By the year 1830, over 50% of the British workforce consisted of child workers. Children worked 12- to 16-hour shifts, many of which were served in unclean and overcrowded environments. Many children fell asleep at their workstations and consequentially faced fatal injuries or severe harm, including crushing and other physical trauma.

=== 21st century ===
The Millennium Cohort Study, known as "Child of the New Century" is a study carried out by the Centre for Longitudinal Studies at the University of London. It follows 19,000 young people born at the start of the new millennium, from 2000 - 2002. The study started from the participants were babies, and follows them throughout childhood, adolescence and into adulthood. Participants are from England, Scotland, Wales and Northern Ireland.

==Mental health==
In 2020, it was reported that one in six English children and teenagers aged 5-16 were experiencing a mental illness; this was an increase from the previous year. In 2017 and 2018, about 33% of British 16-24-year-olds showed signs of anxiety or depression, up from 26% a year prior.

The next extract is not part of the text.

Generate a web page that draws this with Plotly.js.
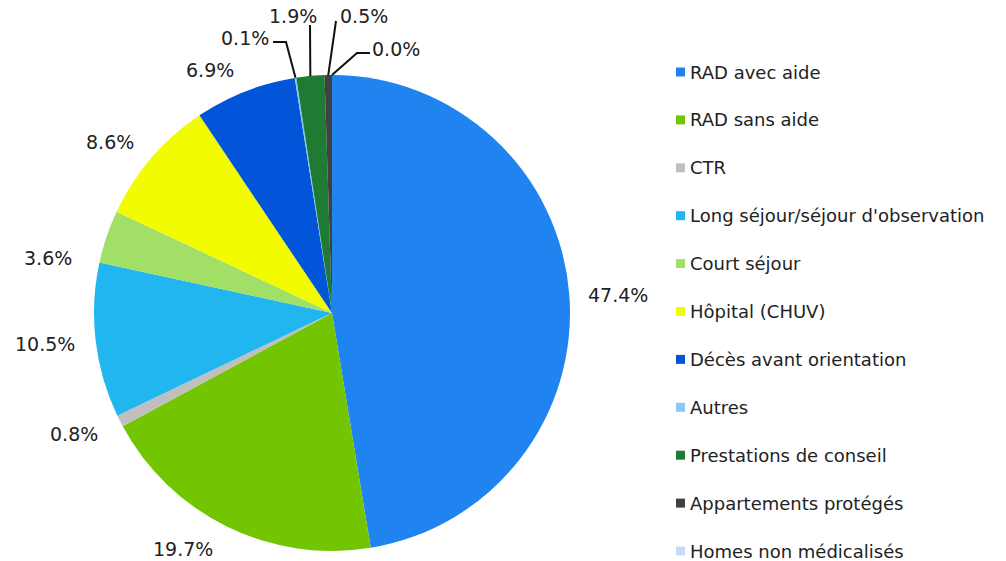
<!DOCTYPE html>
<html>
<head>
<meta charset="utf-8">
<script src="https://cdn.plot.ly/plotly-3.0.1.min.js"></script>
<style>html,body{margin:0;padding:0;background:#fff;}#chart{width:1006px;height:561px;}</style>
</head>
<body>
<div id="chart"></div>
<script>
// ---- data ----
var categories = ["RAD avec aide", "RAD sans aide", "CTR", "Long séjour/séjour d'observation",
  "Court séjour", "Hôpital (CHUV)", "Décès avant orientation", "Autres",
  "Prestations de conseil", "Appartements protégés", "Homes non médicalisés"];
var shares = [47.4, 19.7, 0.8, 10.5, 3.6, 8.6, 6.9, 0.1, 1.9, 0.5, 0.0];
var colors = ["#1F83F0", "#72C500", "#BFBFBF", "#22B6F0", "#A2DF66", "#F3FB00",
  "#0255D8", "#8BC8F2", "#1F7A33", "#404040", "#C9D9F8"];

// ---- layout constants (pixels) ----
var W = 1006, H = 561;
var CX = 332, CY = 313, R = 238;
var FONT = "DejaVu Sans", TXT = "#222";
// label centre positions (px) for each slice label
var labelPos = [[618, 295], [183, 549], [74, 434], [45, 344], [48, 258], [110, 142],
  [210, 70], [245, 38], [293, 16], [364, 16], [396, 49]];
// leader line intermediate points (px) for small slices (null = no leader)
var leaders = [null, null, null, null, null, null, null,
  [[286, 42], [273, 42]], [[310, 25]], [[336, 21]], [[357, 53], [370, 53]]];
var legendX = 676, legendY0 = 72, legendStep = 47.9, sq = 9;

function px(x) { return x / W; }
function py(y) { return 1 - y / H; }

var total = shares.reduce(function (a, b) { return a + b; }, 0);

var trace = {
  type: "pie",
  labels: categories,
  values: shares,
  marker: { colors: colors, line: { width: 0 } },
  sort: false,
  direction: "clockwise",
  rotation: 0,
  textinfo: "none",
  hoverinfo: "label+percent",
  showlegend: false,
  domain: { x: [px(CX - R), px(CX + R)], y: [py(CY + R), py(CY - R)] }
};

var annotations = [];
var shapes = [];
var cum = 0;
shares.forEach(function (v, i) {
  var mid = (cum + v / 2) / total * 2 * Math.PI;
  cum += v;
  var lp = labelPos[i];
  annotations.push({
    xref: "paper", yref: "paper", x: px(lp[0]), y: py(lp[1]),
    xanchor: "center", yanchor: "middle", showarrow: false,
    text: v.toFixed(1) + "%", font: { family: FONT, size: 19, color: TXT }
  });
  if (leaders[i]) {
    var sx = CX + R * Math.sin(mid), sy = CY - R * Math.cos(mid);
    var path = "M" + px(sx) + "," + py(sy);
    leaders[i].forEach(function (p) { path += " L" + px(p[0]) + "," + py(p[1]); });
    shapes.push({ type: "path", xref: "paper", yref: "paper", path: path,
      line: { color: "#111", width: 2 } });
  }
  // legend entry
  var ly = legendY0 + i * legendStep;
  shapes.push({ type: "rect", xref: "paper", yref: "paper",
    x0: px(legendX), x1: px(legendX + sq), y0: py(ly + sq / 2), y1: py(ly - sq / 2),
    fillcolor: colors[i], line: { width: 0 } });
  annotations.push({
    xref: "paper", yref: "paper", x: px(legendX + sq + 3), y: py(ly),
    xanchor: "left", yanchor: "middle", showarrow: false,
    text: categories[i], font: { family: FONT, size: 18, color: TXT }
  });
});

var layout = {
  width: W, height: H,
  margin: { l: 0, r: 0, t: 0, b: 0 },
  paper_bgcolor: "#fff",
  showlegend: false,
  annotations: annotations,
  shapes: shapes
};

Plotly.newPlot("chart", [trace], layout, { displayModeBar: false, staticPlot: true });
</script>
</body>
</html>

According to the British charity Mental Health Foundation, half of all mental health issues begin by age 14, with a further three-fourths of all mental health problems starting by age 24.

==Youth unemployment==

Statistics for June 2010 show that there are 926,000 young people under the age of 25 who are unemployed which equates to an unemployment rate of 19.6% among young people. This is the highest youth unemployment rate in 17 years. In November 2011 youth unemployment hit 1.02 million, but had fallen to 767,000 by August 2014. In August 2024, the rate of unemployment for ages 16-24 was reported to be at 14.8%; it was also reported that ~872,000 youth aged 16-24 were not enrolled in any form of education or working any full-time job, and out of that group, a large portion was noted as economically inactive, and another notable amount of completely unemployed people was recorded. The high levels of youth unemployment in the United Kingdom have led some politicians and media commentators to talk of a "lost generation".